I think it was Shell who started extracting oil from the Rockies in the 80s and then gave up when OPEC crashed the oil price and made it unprofitable.
So all the folks screaming drill baby drill that the left constantly made fun of were right? That means the left handed lunatics were wrong again like usual. LOL
I think it was Shell who started extracting oil from the Rockies in the 80s and then gave up when OPEC crashed the oil price and made it unprofitable.
i knew some people who sunk most of their savings into property in parachute, CO near where that was supposed to happen. of course they took a serious beating.
i knew some people who sunk most of their savings into property in parachute, CO near where that was supposed to happen. of course they took a serious beating.
The oil shale deposits around Rifle (and Parachute, but Parachute is so small I doubt anyone has heard of it) are immense -- thousands of years worth of oil.
It will probably never come out of the ground. The stuff is impossible to deal with. There are enough less difficult shale deposits to tide us over until the technology becomes available to let us abandon oil entirely.

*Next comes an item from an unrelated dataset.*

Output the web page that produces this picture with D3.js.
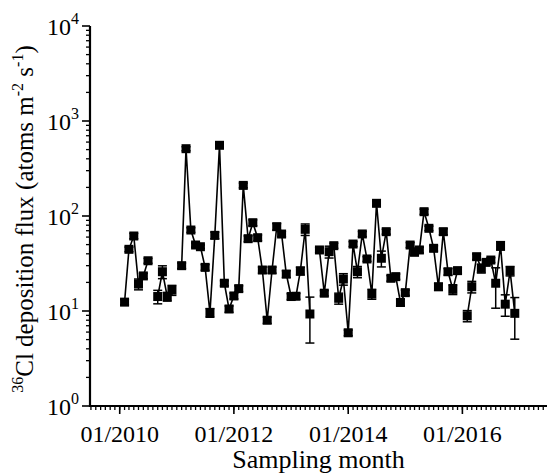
<!DOCTYPE html>
<html>
<head>
<meta charset="utf-8">
<script src="https://cdnjs.cloudflare.com/ajax/libs/d3/7.8.5/d3.min.js"></script>
<style>
  body { margin: 0; background: #fff; }
  svg text { font-family: "Liberation Serif", "Times New Roman", serif; fill: #000; }
</style>
</head>
<body>
<svg id="chart" width="547" height="473"></svg>
<script>
// monthly 36Cl flux, one array per year (null = no sample)
const flux2010 = [12.4, 44.6, 61.6, 19.2, 23.4, 33.8, null, 14.2, 25.9, 14.2, 16.6, null];
const flux2011 = [30, 511, 71.2, 49.5, 47.5, 28.8, 9.6, 62.6, 555, 19.6, 10.5, 14.4];
const flux2012 = [17.2, 210, 57.7, 85, 59.1, 27, 8.0, 27, 77.2, 64.6, 24.5, 14.2];
const flux2013 = [14.3, 26.4, 72.4, 9.3, null, 43.9, 15.4, 42.1, 48.7, 13.6, 21.7, 5.9];
const flux2014 = [50.7, 25.9, 64.7, 35.3, 15.1, 136, 35.9, 68.4, 22.1, 23, 12.3, 15.6];
const flux2015 = [49.5, 41.5, 43.9, 111, 74.2, 45.7, 18, 68.4, 25.9, 16.9, 26.6, null];
const flux2016 = [8.9, 18, 37.3, 28.1, 32.5, 34.4, 19.6, 48.7, 11.8, 26.4, 9.45, null];

const err2010 = [0.8, 2.5, 4, 2.5, 1.5, 2, null, 2.3, 4, 1.5, 2, null];
const err2011 = [2, 25, 4, 2.5, 2, 2, 1, 5, 30, 1.2, 0.8, 1];
const err2012 = [1.2, 12, 4, 6, 4, 2, 0.6, 2, 6, 4, 2, 1];
const err2013 = [1, 2.5, 10, 4.7, null, 2.5, 1, 6, 3, 1.8, 3, 0.4];
const err2014 = [3, 3.5, 4, 2, 1.8, 8, 6.8, 4, 1.5, 1.5, 1, 1];
const err2015 = [3, 3, 3, 7, 4, 3, 1.5, 5, 2, 2, 2, null];
const err2016 = [1.2, 2.5, 2.5, 3, 2, 2, 8.9, 5, 3, 3, 4.4, null];

const years = [2010, 2011, 2012, 2013, 2014, 2015, 2016];
const fluxByYear = [flux2010, flux2011, flux2012, flux2013, flux2014, flux2015, flux2016];
const errByYear = [err2010, err2011, err2012, err2013, err2014, err2015, err2016];

const xTickDates = ['2010-01', '2012-01', '2014-01', '2016-01'];
const yTickExps = [0, 1, 2, 3, 4];

const data = [];
years.forEach((yr, i) => {
  fluxByYear[i].forEach((v, m) => {
    // samples are monthly totals, plotted at the end of the month
    data.push({ date: new Date(yr, m + 1, 1), value: v, err: errByYear[i][m] });
  });
});

const svg = d3.select('#chart');
const plotLeft = 90, plotRight = 547, plotTop = 26, plotBottom = 406;

const x = d3.scaleTime()
  .domain([new Date(2009, 5, 25), new Date(2017, 5, 25)])
  .range([plotLeft, plotRight]);
const y = d3.scaleLog().domain([1, 10000]).range([plotBottom, plotTop]);

// x axis: minor ticks every month, major every 2 years
const g = svg.append('g');
const monthTicks = d3.timeMonth.range(new Date(2009, 6, 1), new Date(2017, 6, 1));
g.selectAll('line.xminor').data(monthTicks).join('line')
  .attr('x1', d => x(d)).attr('x2', d => x(d))
  .attr('y1', plotBottom).attr('y2', plotBottom + 4)
  .attr('stroke', '#000').attr('stroke-width', 1.3);
const parse = d3.timeParse('%Y-%m');
g.selectAll('line.xmajor').data(xTickDates).join('line')
  .attr('x1', d => x(parse(d))).attr('x2', d => x(parse(d)))
  .attr('y1', plotBottom).attr('y2', plotBottom + 8)
  .attr('stroke', '#000').attr('stroke-width', 1.6);
g.selectAll('text.xlab').data(xTickDates).join('text')
  .attr('x', d => x(parse(d))).attr('y', plotBottom + 36)
  .attr('text-anchor', 'middle').attr('font-size', 24)
  .text(d => d3.timeFormat('%m/%Y')(parse(d)));

// y axis: log decades with minor ticks
const minor = [];
for (let e = 0; e < 4; e++) for (let k = 2; k <= 9; k++) minor.push(k * Math.pow(10, e));
g.selectAll('line.yminor').data(minor).join('line')
  .attr('x1', plotLeft - 4).attr('x2', plotLeft)
  .attr('y1', d => y(d)).attr('y2', d => y(d))
  .attr('stroke', '#000').attr('stroke-width', 1.3);
g.selectAll('line.ymajor').data(yTickExps).join('line')
  .attr('x1', plotLeft - 8).attr('x2', plotLeft)
  .attr('y1', d => y(Math.pow(10, d))).attr('y2', d => y(Math.pow(10, d)))
  .attr('stroke', '#000').attr('stroke-width', 1.6);
const ylab = g.selectAll('text.ylab').data(yTickExps).join('text')
  .attr('x', 79).attr('y', d => y(Math.pow(10, d)) + 9)
  .attr('text-anchor', 'end').attr('font-size', 24);
ylab.append('tspan').text('10');
ylab.append('tspan').attr('dy', -11).attr('font-size', 16).text(d => d);

// axis lines
g.append('line').attr('x1', plotLeft).attr('x2', plotLeft).attr('y1', plotTop).attr('y2', plotBottom + 1)
  .attr('stroke', '#000').attr('stroke-width', 2.2);
g.append('line').attr('x1', plotLeft - 1).attr('x2', plotRight).attr('y1', plotBottom).attr('y2', plotBottom)
  .attr('stroke', '#000').attr('stroke-width', 2.2);

// titles
svg.append('text').attr('x', (plotLeft + plotRight) / 2).attr('y', 468)
  .attr('text-anchor', 'middle').attr('font-size', 26).text('Sampling month');

const yt = svg.append('text')
  .attr('transform', `translate(33,${(plotTop + plotBottom) / 2 + 3}) rotate(-90)`)
  .attr('text-anchor', 'middle').attr('font-size', 25);
yt.append('tspan').attr('font-size', 16).attr('dy', -10).text('36');
yt.append('tspan').attr('dy', 10).text('Cl deposition flux (atoms m');
yt.append('tspan').attr('font-size', 16).attr('dy', -10).text('-2');
yt.append('tspan').attr('dy', 10).text(' s');
yt.append('tspan').attr('font-size', 16).attr('dy', -10).text('-1');
yt.append('tspan').attr('dy', 10).text(')');

// data line
const line = d3.line()
  .defined(d => d.value != null)
  .x(d => x(d.date)).y(d => y(d.value));
svg.append('path').datum(data)
  .attr('d', line).attr('fill', 'none')
  .attr('stroke', '#000').attr('stroke-width', 1.6);

const pts = data.filter(d => d.value != null);

// error bars
const eb = svg.append('g').attr('stroke', '#000').attr('stroke-width', 1.5);
eb.selectAll('line.v').data(pts).join('line')
  .attr('x1', d => x(d.date)).attr('x2', d => x(d.date))
  .attr('y1', d => y(d.value + d.err)).attr('y2', d => y(Math.max(d.value - d.err, 1.01)));
eb.selectAll('line.t').data(pts).join('line')
  .attr('x1', d => x(d.date) - 4.5).attr('x2', d => x(d.date) + 4.5)
  .attr('y1', d => y(d.value + d.err)).attr('y2', d => y(d.value + d.err));
eb.selectAll('line.b').data(pts).join('line')
  .attr('x1', d => x(d.date) - 4.5).attr('x2', d => x(d.date) + 4.5)
  .attr('y1', d => y(d.value - d.err)).attr('y2', d => y(d.value - d.err));

// square markers
svg.append('g').selectAll('rect').data(pts).join('rect')
  .attr('x', d => x(d.date) - 4.5).attr('y', d => y(d.value) - 4.5)
  .attr('width', 9).attr('height', 9).attr('fill', '#000');
</script>
</body>
</html>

i knew some people who sunk most of their savings into property in parachute, CO near where that was supposed to happen. of course they took a serious beating.
Yes, that didn't go too well for the investors. I think the price of oil was around $40 per barrel back then.
The oil shale deposits around Rifle (and Parachute, but Parachute is so small I doubt anyone has heard of it) are immense -- thousands of years worth of oil.
It will probably never come out of the ground. The stuff is impossible to deal with. There are enough less difficult shale deposits to tide us over until the technology becomes available to let us abandon oil entirely.
It will come out eventually when they figure out a way, or when getting it out the hard way is profitable because the price of oil is so high.
Actually if the price sinks too low, it may become unprofitable to extract oil. I guess the price will eventually find its place.
Exactly. As the price goes up, reserves that were once unprofitable to extract become economically viable....but the additional supply made available by the additional production drives pricing back down. It's an interesting dynamic.
Exactly. As the price goes up, reserves that were once unprofitable to exploit become economically viable....but the additional supply made available by the additional production drives pricing back down. It's an interesting dynamic.
High prices also stimulate investments, R&D, new technologies, conservation, substitution. The problem is that there is a lag between these things and the high prices, so the immediate effect of high oil prices is to depress the economy.
Only problem I can see is the environmental degradation that oil extraction can cause.
I live in New Orleans and between oyster harvesting, upriver levees that dont allow silt runoff and the oil companies that have destroyed the wetlands and New Orleans natural protection against storms....if the oil companies feet are held to the fire and are forced to pay for ANY environmental damage then great. otherwise I'm happy to pay more for gas.